:: Dataset records ::

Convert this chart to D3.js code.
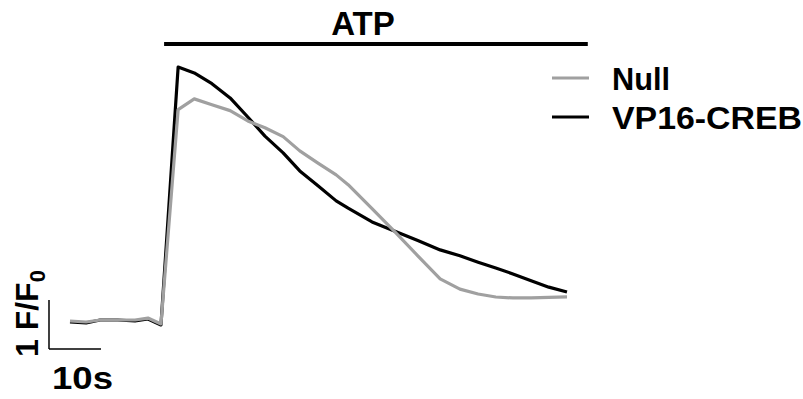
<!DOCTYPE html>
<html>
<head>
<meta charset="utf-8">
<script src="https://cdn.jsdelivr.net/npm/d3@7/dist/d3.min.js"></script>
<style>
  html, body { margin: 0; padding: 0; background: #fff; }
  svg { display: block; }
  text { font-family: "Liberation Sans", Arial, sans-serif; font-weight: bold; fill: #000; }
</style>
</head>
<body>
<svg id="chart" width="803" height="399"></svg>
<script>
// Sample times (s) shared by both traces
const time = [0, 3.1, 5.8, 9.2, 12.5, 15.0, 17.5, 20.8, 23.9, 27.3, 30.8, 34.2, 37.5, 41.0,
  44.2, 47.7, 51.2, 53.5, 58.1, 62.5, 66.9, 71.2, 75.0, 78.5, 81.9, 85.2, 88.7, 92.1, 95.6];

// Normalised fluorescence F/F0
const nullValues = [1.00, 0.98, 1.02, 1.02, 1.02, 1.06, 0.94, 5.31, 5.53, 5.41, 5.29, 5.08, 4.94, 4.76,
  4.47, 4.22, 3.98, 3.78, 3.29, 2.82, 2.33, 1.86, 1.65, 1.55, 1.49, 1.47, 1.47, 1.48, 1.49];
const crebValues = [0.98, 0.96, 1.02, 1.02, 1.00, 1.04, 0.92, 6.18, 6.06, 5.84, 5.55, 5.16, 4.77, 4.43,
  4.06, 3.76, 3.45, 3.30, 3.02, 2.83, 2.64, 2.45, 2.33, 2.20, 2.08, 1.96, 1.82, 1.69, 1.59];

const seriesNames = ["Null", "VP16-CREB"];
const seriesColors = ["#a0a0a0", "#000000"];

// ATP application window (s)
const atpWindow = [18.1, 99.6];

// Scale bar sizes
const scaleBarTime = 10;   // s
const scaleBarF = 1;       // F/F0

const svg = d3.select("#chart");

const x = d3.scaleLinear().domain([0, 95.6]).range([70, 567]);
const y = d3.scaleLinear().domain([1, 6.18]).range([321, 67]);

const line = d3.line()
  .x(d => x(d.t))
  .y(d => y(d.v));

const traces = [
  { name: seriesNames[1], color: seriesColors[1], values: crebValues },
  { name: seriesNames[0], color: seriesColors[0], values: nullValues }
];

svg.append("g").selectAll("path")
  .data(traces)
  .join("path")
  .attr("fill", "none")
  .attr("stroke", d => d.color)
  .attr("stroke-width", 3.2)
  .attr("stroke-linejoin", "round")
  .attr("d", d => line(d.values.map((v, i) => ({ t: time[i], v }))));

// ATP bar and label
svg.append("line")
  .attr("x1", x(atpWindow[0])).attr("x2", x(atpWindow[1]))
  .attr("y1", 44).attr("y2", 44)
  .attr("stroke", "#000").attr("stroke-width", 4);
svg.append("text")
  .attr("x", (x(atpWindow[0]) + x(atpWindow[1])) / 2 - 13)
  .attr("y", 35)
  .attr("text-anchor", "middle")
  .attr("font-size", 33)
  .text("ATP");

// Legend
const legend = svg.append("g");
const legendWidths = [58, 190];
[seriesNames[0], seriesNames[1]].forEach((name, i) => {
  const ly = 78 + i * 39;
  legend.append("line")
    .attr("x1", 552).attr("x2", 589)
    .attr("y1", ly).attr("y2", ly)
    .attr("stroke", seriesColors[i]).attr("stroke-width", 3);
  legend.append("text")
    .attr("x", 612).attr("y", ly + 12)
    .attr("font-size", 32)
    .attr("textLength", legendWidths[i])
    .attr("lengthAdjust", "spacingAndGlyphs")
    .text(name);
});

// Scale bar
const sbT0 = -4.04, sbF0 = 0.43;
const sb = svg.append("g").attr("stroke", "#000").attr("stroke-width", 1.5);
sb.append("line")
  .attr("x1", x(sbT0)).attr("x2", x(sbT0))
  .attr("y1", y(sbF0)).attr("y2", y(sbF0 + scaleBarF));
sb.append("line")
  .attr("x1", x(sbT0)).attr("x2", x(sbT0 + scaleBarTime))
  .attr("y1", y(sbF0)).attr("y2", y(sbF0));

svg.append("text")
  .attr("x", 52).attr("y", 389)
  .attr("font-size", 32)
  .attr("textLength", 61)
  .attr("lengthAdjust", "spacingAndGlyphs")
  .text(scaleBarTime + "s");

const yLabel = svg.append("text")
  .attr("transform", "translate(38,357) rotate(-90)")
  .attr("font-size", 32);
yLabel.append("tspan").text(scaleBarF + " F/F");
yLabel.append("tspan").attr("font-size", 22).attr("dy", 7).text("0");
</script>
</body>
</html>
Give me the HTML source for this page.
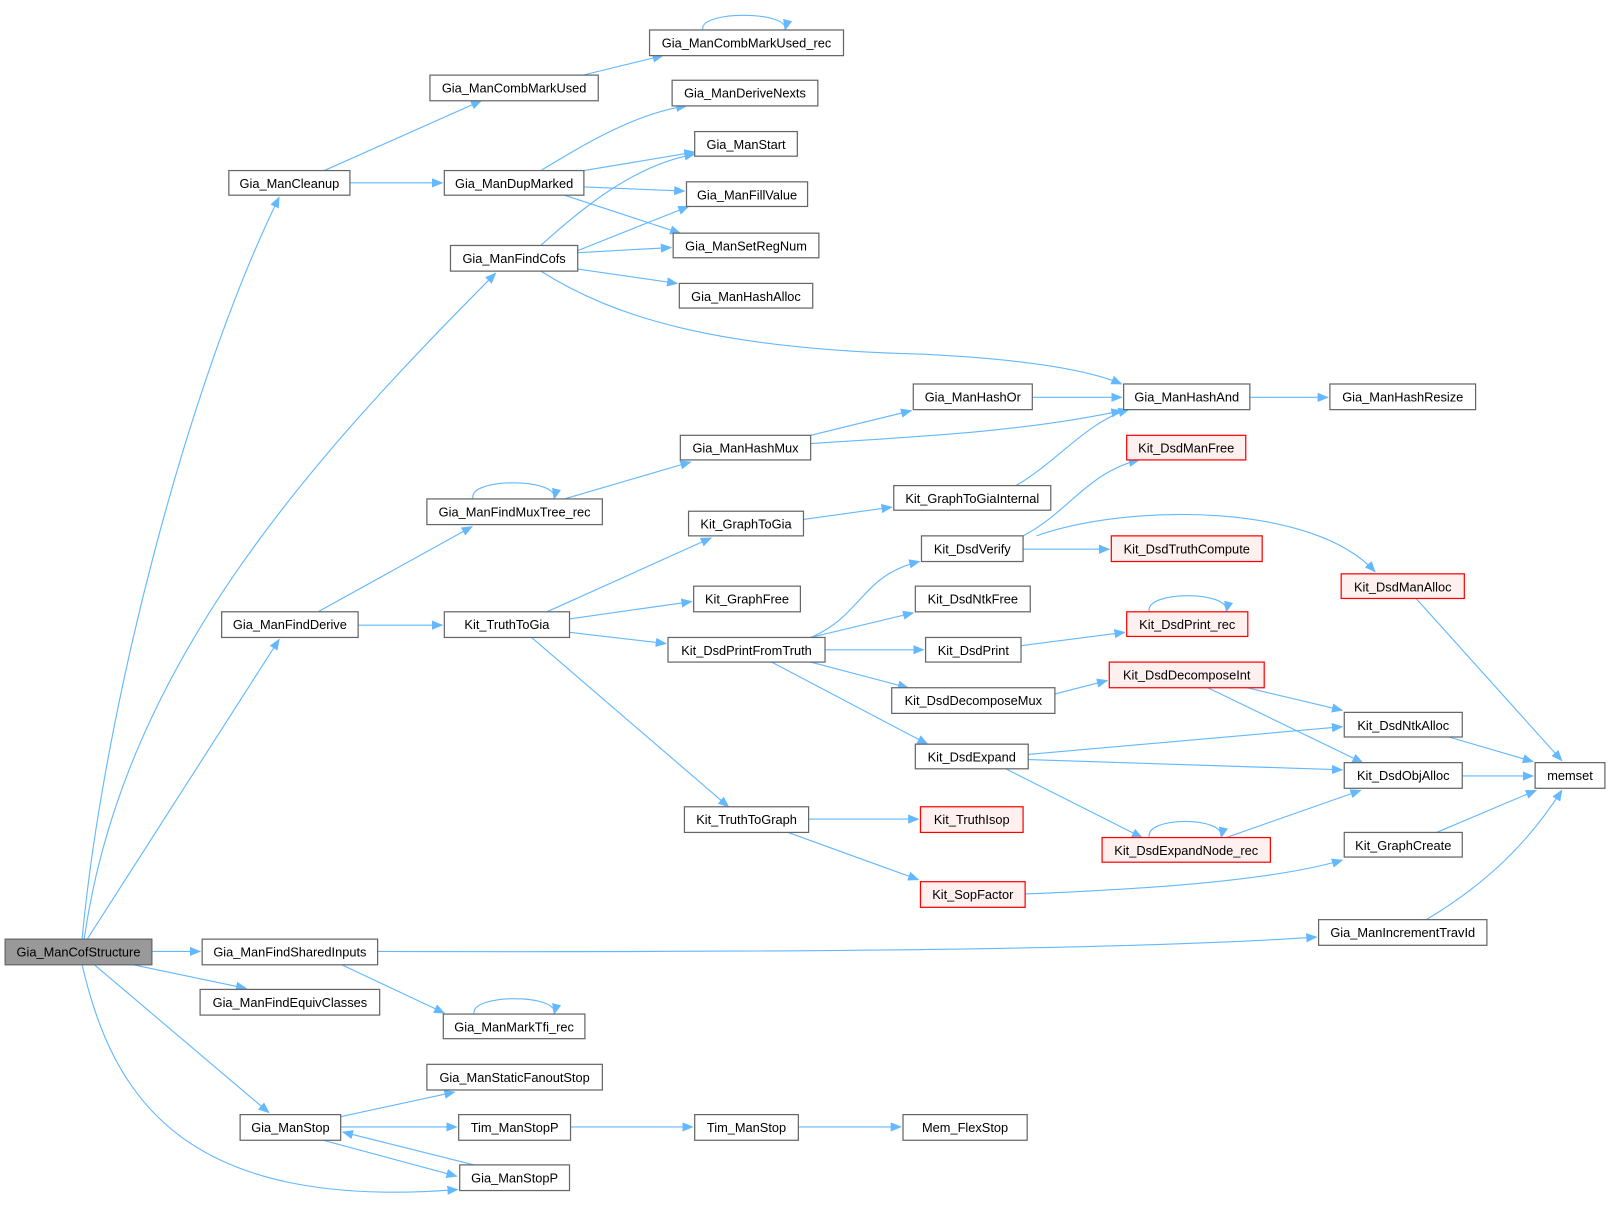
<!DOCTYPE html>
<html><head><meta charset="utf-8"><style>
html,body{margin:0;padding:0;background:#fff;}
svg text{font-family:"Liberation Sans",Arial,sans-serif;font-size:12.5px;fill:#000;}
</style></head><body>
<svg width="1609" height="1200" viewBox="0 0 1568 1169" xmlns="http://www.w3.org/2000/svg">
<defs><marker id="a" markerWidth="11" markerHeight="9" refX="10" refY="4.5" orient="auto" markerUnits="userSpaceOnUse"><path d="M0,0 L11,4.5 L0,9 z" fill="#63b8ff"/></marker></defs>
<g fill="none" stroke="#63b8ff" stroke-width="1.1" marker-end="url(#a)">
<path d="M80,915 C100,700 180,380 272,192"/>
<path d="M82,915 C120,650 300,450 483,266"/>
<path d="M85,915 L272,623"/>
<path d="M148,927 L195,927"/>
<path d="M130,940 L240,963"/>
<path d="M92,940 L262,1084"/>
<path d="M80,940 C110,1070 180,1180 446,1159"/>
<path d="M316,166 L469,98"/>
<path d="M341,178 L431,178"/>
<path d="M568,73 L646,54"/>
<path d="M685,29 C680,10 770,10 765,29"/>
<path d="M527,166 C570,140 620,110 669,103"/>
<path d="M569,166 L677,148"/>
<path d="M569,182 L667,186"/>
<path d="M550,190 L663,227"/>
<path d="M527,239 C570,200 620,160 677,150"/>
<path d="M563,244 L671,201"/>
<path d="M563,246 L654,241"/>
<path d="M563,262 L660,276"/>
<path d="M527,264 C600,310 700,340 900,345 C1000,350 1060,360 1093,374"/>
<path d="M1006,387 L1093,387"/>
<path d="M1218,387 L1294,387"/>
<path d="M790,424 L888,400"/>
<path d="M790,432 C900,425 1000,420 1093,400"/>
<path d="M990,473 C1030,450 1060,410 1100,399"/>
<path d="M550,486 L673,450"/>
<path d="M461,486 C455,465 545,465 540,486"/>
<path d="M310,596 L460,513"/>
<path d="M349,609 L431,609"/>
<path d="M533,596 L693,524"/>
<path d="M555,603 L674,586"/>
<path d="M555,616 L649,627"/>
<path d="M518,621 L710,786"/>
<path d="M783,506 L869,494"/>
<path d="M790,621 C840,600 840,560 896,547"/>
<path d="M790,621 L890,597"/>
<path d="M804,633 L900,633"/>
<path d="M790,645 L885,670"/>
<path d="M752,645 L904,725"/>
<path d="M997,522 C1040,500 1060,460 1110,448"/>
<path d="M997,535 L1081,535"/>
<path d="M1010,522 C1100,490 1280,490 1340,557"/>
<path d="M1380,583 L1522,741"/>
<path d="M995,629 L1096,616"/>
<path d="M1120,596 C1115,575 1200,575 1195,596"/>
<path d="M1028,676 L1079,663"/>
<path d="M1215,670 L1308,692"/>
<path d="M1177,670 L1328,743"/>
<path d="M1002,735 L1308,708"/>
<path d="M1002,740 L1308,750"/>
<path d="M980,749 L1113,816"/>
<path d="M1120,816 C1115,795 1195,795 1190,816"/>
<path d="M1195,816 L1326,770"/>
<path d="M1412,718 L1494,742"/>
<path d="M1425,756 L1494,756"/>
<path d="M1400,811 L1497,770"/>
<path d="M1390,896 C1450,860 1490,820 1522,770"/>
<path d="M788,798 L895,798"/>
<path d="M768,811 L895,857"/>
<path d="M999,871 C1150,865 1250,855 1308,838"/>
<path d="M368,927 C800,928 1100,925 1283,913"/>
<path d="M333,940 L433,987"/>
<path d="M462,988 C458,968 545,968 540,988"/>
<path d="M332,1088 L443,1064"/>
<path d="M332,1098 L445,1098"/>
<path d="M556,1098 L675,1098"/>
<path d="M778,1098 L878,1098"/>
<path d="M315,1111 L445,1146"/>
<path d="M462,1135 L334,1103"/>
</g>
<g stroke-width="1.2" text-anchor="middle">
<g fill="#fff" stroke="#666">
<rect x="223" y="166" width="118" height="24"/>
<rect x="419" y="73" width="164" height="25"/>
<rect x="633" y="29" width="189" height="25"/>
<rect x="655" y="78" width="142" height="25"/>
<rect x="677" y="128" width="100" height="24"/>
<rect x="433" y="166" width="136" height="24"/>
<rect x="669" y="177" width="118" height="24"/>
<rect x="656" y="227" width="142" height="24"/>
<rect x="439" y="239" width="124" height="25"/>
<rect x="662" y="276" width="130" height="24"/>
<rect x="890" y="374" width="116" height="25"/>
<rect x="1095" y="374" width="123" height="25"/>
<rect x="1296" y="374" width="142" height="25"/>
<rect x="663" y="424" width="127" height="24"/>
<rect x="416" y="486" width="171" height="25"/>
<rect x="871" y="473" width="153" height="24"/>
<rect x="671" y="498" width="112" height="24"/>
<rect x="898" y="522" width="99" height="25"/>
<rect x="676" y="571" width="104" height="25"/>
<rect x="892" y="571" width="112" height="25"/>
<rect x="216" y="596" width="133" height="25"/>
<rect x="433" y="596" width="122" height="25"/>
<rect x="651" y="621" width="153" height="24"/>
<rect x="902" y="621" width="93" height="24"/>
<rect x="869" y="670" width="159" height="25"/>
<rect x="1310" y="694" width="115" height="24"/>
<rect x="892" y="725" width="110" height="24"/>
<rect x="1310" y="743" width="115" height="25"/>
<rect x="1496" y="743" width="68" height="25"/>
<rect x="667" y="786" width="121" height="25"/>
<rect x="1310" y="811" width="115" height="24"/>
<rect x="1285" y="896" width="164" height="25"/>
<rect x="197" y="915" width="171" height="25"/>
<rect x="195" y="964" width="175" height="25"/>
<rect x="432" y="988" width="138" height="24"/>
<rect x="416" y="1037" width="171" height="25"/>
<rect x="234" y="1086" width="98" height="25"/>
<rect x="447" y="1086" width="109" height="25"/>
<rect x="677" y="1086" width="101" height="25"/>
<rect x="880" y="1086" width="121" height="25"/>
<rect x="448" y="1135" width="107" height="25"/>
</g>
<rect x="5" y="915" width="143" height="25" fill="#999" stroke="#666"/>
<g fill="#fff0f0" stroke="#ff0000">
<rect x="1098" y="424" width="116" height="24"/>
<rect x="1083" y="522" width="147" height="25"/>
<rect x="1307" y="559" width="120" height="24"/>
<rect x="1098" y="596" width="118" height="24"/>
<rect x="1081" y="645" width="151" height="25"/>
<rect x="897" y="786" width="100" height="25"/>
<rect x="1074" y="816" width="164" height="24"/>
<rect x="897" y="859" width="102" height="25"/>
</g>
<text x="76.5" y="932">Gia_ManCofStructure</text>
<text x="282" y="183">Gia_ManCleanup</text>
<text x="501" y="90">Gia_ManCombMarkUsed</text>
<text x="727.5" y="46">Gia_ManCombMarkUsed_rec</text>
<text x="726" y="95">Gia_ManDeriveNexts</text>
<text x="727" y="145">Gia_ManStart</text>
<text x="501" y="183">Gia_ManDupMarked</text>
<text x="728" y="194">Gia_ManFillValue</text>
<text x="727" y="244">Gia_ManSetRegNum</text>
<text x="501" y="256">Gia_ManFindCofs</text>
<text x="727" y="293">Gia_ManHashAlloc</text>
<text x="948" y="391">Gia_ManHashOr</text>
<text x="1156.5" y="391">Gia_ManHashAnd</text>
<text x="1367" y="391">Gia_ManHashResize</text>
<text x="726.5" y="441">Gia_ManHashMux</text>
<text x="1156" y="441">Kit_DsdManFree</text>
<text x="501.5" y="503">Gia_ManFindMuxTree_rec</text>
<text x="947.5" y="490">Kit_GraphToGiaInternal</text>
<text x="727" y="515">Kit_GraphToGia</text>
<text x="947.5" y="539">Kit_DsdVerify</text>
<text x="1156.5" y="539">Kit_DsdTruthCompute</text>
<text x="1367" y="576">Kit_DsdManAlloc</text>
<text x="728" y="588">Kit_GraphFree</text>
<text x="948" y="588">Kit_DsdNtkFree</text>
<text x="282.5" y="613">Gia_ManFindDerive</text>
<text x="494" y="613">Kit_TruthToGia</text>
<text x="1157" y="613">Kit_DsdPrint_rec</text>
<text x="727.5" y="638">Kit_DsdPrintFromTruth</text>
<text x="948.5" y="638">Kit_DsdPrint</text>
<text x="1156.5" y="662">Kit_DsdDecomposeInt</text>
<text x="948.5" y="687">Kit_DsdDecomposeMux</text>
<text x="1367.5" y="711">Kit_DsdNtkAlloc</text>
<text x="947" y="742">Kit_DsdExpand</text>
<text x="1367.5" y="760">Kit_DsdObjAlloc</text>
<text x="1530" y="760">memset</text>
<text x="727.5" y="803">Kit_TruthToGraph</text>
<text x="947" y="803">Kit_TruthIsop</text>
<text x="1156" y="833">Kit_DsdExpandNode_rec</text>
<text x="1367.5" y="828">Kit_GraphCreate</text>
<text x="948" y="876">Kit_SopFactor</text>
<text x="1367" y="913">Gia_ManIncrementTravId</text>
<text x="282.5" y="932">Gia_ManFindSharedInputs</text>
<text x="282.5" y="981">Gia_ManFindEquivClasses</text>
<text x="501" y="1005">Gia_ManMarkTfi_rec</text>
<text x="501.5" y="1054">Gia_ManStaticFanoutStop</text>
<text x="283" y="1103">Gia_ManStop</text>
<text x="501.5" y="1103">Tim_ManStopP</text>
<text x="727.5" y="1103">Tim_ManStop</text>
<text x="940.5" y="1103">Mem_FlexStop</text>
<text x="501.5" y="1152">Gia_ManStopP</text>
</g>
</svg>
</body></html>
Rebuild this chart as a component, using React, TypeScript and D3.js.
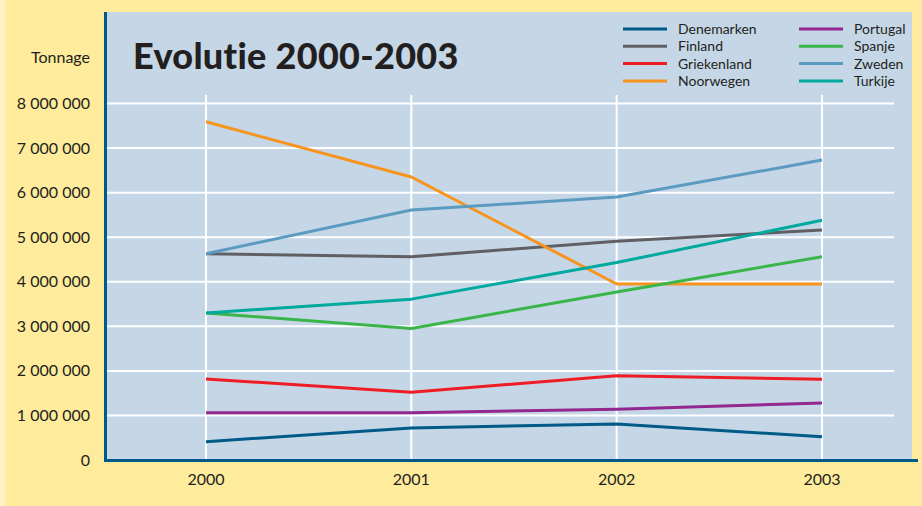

:::

Exercise details
Return every line from the records above that holds the word "chart".

Full output
Convert this chart to D3.js code.
<svg id="chart" width="803" height="399"></svg>
const svg = d3.select("#chart");
Rebuild this chart as a component, using React, TypeScript and D3.js.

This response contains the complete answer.